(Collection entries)
--------------------------------------------------

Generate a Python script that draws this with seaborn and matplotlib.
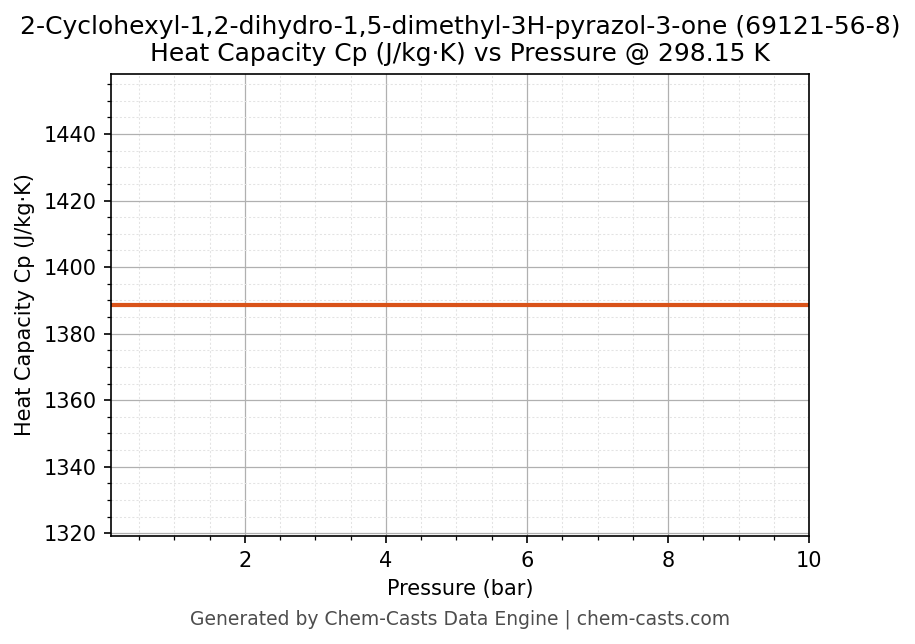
import numpy as np
import pandas as pd
import matplotlib
matplotlib.use("Agg")
import matplotlib.pyplot as plt
import seaborn as sns
from matplotlib.ticker import AutoMinorLocator

# Chart data
pressure_bar = [0.1, 1, 2, 3, 4, 5, 6, 7, 8, 9, 10]
cp_values = [1388.6, 1388.6, 1388.6, 1388.6, 1388.6, 1388.6,
             1388.6, 1388.6, 1388.6, 1388.6, 1388.6]

title = ("2-Cyclohexyl-1,2-dihydro-1,5-dimethyl-3H-pyrazol-3-one (69121-56-8)\n"
         "Heat Capacity Cp (J/kg·K) vs Pressure @ 298.15 K")
footer = "Generated by Chem-Casts Data Engine | chem-casts.com"

df = pd.DataFrame({"Pressure": pressure_bar, "Cp": cp_values})

plt.rcParams['font.family'] = ['DejaVu Sans']

fig = plt.figure(figsize=(6.1, 644 / 150), dpi=150)
ax = fig.add_axes([0.1213, 0.1677, 0.7629, 0.7174])

sns.lineplot(data=df, x="Pressure", y="Cp", ax=ax, color="#D95319", linewidth=2)

# y range is +/- 5% around the value
mean_cp = np.mean(cp_values)
ax.set_xlim(min(pressure_bar), max(pressure_bar))
ax.set_ylim(mean_cp * 0.95, mean_cp * 1.05)

ax.xaxis.set_minor_locator(AutoMinorLocator())
ax.yaxis.set_minor_locator(AutoMinorLocator())
ax.grid(True, which="major", color="#b0b0b0", linewidth=0.6)
ax.grid(True, which="minor", color="#e3e3e3", linestyle=(0, (2, 2)), linewidth=0.5)
ax.set_axisbelow(True)

ax.set_xlabel("Pressure (bar)", fontsize=10)
ax.set_ylabel("Heat Capacity Cp (J/kg·K)", fontsize=10)
ax.set_title(title, fontsize=12)
ax.tick_params(labelsize=10)

fig.text(0.503, 0.039, footer, ha="center", va="center", fontsize=9, color="#4d4d4d")

fig.savefig("out.png", dpi=150)
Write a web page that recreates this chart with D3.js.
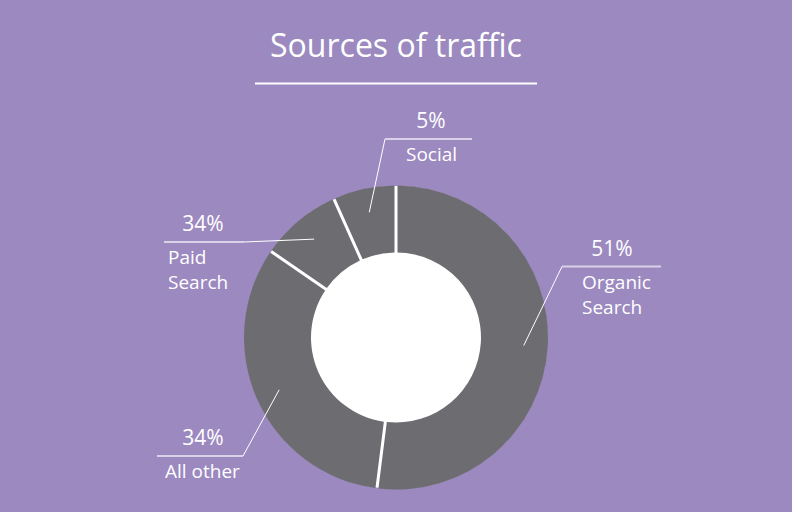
<!DOCTYPE html>
<html>
<head>
<meta charset="utf-8">
<script src="https://cdn.jsdelivr.net/npm/d3@7"></script>
<style>
  html, body { margin: 0; padding: 0; background: #9b89c0; }
  svg { display: block; font-family: "Open Sans", sans-serif; }
</style>
</head>
<body>
<svg id="chart"></svg>
<script>
// slice sizes (angles), printed labels kept as in the original
var categories = ["Organic Search", "All other", "Paid Search", "Social"];
var shares = [52, 32.6, 8.7, 6.7];
var pctLabels = ["51%", "34%", "34%", "5%"];
var nameLines = [["Organic", "Search"], ["All other"], ["Paid", "Search"], ["Social"]];

var width = 792, height = 512;
var cx = 396, cy = 337.5;
var outerR = 152, innerR = 86;

// where each label's elbow sits, relative to the centre
var labelLayout = [
  { ex: 166, ey: -71, hx2: 265, px: 216, nx: 186 },
  { ex: -153, ey: 118.5, hx2: -239, px: -193, nx: -231 },
  { ex: -152, ey: -95.5, hx2: -232, px: -193, nx: -228 },
  { ex: -11, ey: -198.5, hx2: 76, px: 35, nx: 10 }
];

var svg = d3.select("#chart")
  .attr("width", width)
  .attr("height", height);

svg.append("rect")
  .attr("width", width).attr("height", height)
  .attr("fill", "#9b89c0");

// title + underline
svg.append("text")
  .attr("x", cx).attr("y", 57)
  .attr("text-anchor", "middle")
  .attr("font-size", 32)
  .attr("fill", "#fff")
  .text("Sources of traffic");

svg.append("line")
  .attr("x1", 255).attr("x2", 537)
  .attr("y1", 83.5).attr("y2", 83.5)
  .attr("stroke", "#fff").attr("stroke-width", 2);

var g = svg.append("g").attr("transform", `translate(${cx},${cy})`);

var pie = d3.pie().value(d => d).sort(null);
var arcs = pie(shares);

var arc = d3.arc()
  .innerRadius(innerR - 1)
  .outerRadius(outerR)
  .padAngle(3 / 120)
  .padRadius(120);

// white hole
g.append("circle").attr("r", innerR).attr("fill", "#fff");

// white ring under the padded slices gives the gaps
g.append("path")
  .attr("d", d3.arc().innerRadius(innerR - 1).outerRadius(outerR - 0.5)({ startAngle: 0, endAngle: 2 * Math.PI }))
  .attr("fill", "#fff");

g.selectAll(".slice")
  .data(arcs)
  .join("path")
  .attr("class", "slice")
  .attr("d", arc)
  .attr("fill", "#6d6c71");

// leader lines
var startArc = d3.arc().innerRadius(128).outerRadius(128);

var labels = g.selectAll(".lab")
  .data(arcs)
  .join("g")
  .attr("class", "lab");

labels.append("line")
  .attr("x1", d => startArc.centroid(d)[0])
  .attr("y1", d => startArc.centroid(d)[1])
  .attr("x2", (d, i) => labelLayout[i].ex)
  .attr("y2", (d, i) => labelLayout[i].ey)
  .attr("stroke", "#fff")
  .attr("stroke-width", 1);

labels.append("line")
  .attr("x1", (d, i) => labelLayout[i].ex)
  .attr("y1", (d, i) => labelLayout[i].ey)
  .attr("x2", (d, i) => labelLayout[i].hx2)
  .attr("y2", (d, i) => labelLayout[i].ey)
  .attr("stroke", "#d9d1e8")
  .attr("stroke-width", 2);

labels.append("text")
  .attr("x", (d, i) => labelLayout[i].px)
  .attr("y", (d, i) => labelLayout[i].ey - 11)
  .attr("text-anchor", "middle")
  .attr("font-size", 21)
  .attr("fill", "#fff")
  .text((d, i) => pctLabels[i]);

labels.each(function (d, i) {
  var t = d3.select(this).append("text")
    .attr("x", labelLayout[i].nx)
    .attr("y", labelLayout[i].ey + 22)
    .attr("font-size", 19)
    .attr("fill", "#fff");
  t.selectAll("tspan")
    .data(nameLines[i])
    .join("tspan")
    .attr("x", labelLayout[i].nx)
    .attr("dy", (s, j) => j === 0 ? 0 : 25)
    .text(s => s);
});
</script>
</body>
</html>
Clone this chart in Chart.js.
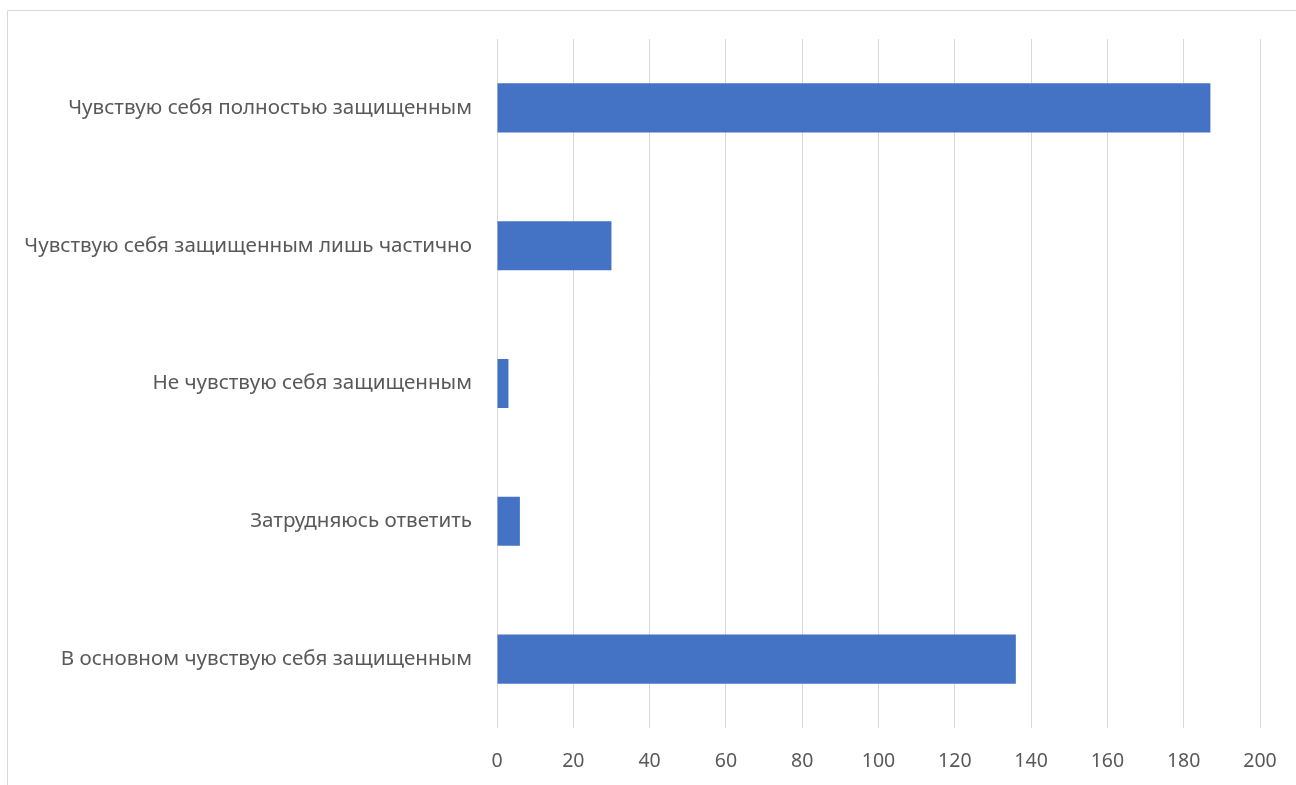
<!DOCTYPE html>
<html>
<head>
<meta charset="utf-8">
<script src="https://cdn.jsdelivr.net/npm/chart.js@4/dist/chart.umd.min.js"></script>
<style>
html,body{margin:0;padding:0;background:#fff;}
#wrap{position:absolute;left:0;top:0;width:1296px;height:785px;}
</style>
</head>
<body>
<div id="wrap"><canvas id="c" width="1296" height="785"></canvas></div>
<script>
const categories = [
  "Чувствую себя полностью защищенным",
  "Чувствую себя защищенным лишь частично",
  "Не чувствую себя защищенным",
  "Затрудняюсь ответить",
  "В основном чувствую себя защищенным"
];
const values = [187, 30, 3, 6, 136];
const xMin = 0, xMax = 200, xStep = 20;

const framePlugin = {
  id: 'frame',
  beforeDraw(chart) {
    const ctx = chart.ctx;
    ctx.save();
    ctx.strokeStyle = '#d9d9d9';
    ctx.lineWidth = 1;
    ctx.beginPath();
    ctx.moveTo(7.5, 785);
    ctx.lineTo(7.5, 10.5);
    ctx.lineTo(1296, 10.5);
    ctx.stroke();
    ctx.restore();
  }
};

new Chart(document.getElementById('c'), {
  type: 'bar',
  data: {
    labels: categories,
    datasets: [{
      data: values,
      backgroundColor: '#4472C4',
      borderWidth: 0,
      barPercentage: 0.356,
      categoryPercentage: 1
    }]
  },
  options: {
    indexAxis: 'y',
    responsive: false,
    animation: false,
    devicePixelRatio: 1,
    layout: { padding: { left: 0, right: 36, top: 39, bottom: 0 } },
    plugins: { legend: { display: false }, tooltip: { enabled: false } },
    scales: {
      x: {
        min: xMin, max: xMax,
        ticks: { stepSize: xStep, color: '#595959', font: { family: 'Noto Sans', size: 19.5 }, padding: 22 },
        grid: { color: '#d9d9d9', lineWidth: 1, drawTicks: false },
        border: { display: false },
        afterFit(s) { s.height = 57; s.paddingRight = 0; s.paddingLeft = 0; }
      },
      y: {
        ticks: { color: '#595959', font: { family: 'Noto Sans', size: 20.6 }, padding: 25 },
        grid: { display: false, drawTicks: false },
        border: { display: false },
        afterFit(s) { s.width = 497; }
      }
    }
  },
  plugins: [framePlugin]
});
</script>
</body>
</html>
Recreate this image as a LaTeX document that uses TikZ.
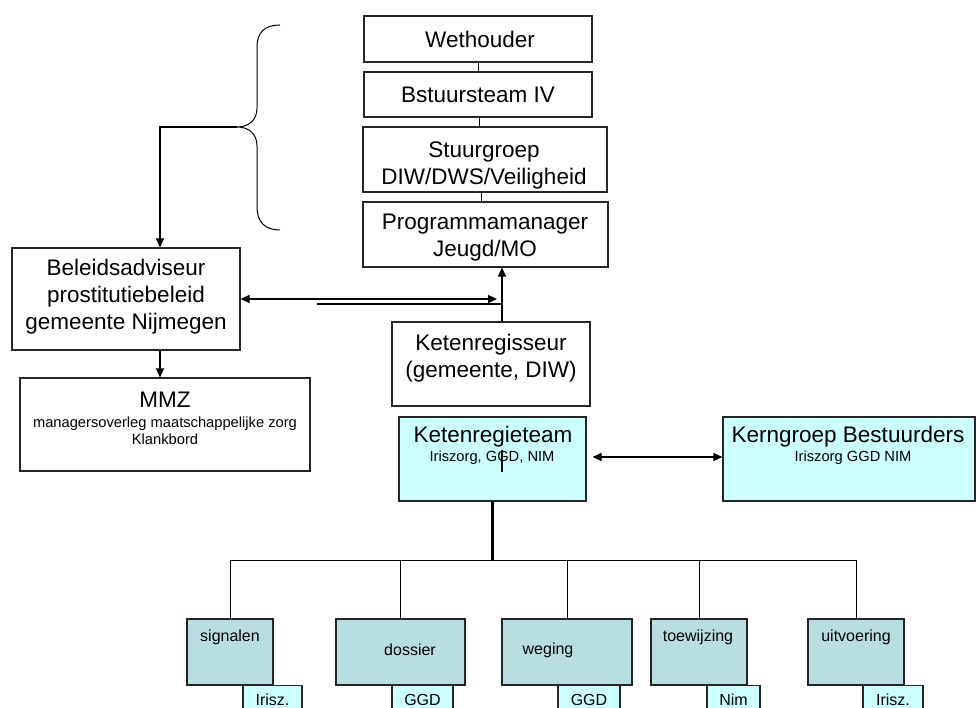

--------------------------------------------------

Problem details:
Quote the records above exactly, from the first line through the line containing "from matplotlib.ticker import", and leave out the pictures.

Written reply:
Generate a Python script that draws this with seaborn and matplotlib.
import numpy as np
import pandas as pd
import matplotlib
matplotlib.use("Agg")
import matplotlib.pyplot as plt
import seaborn as sns
from matplotlib.ticker import AutoMinorLocator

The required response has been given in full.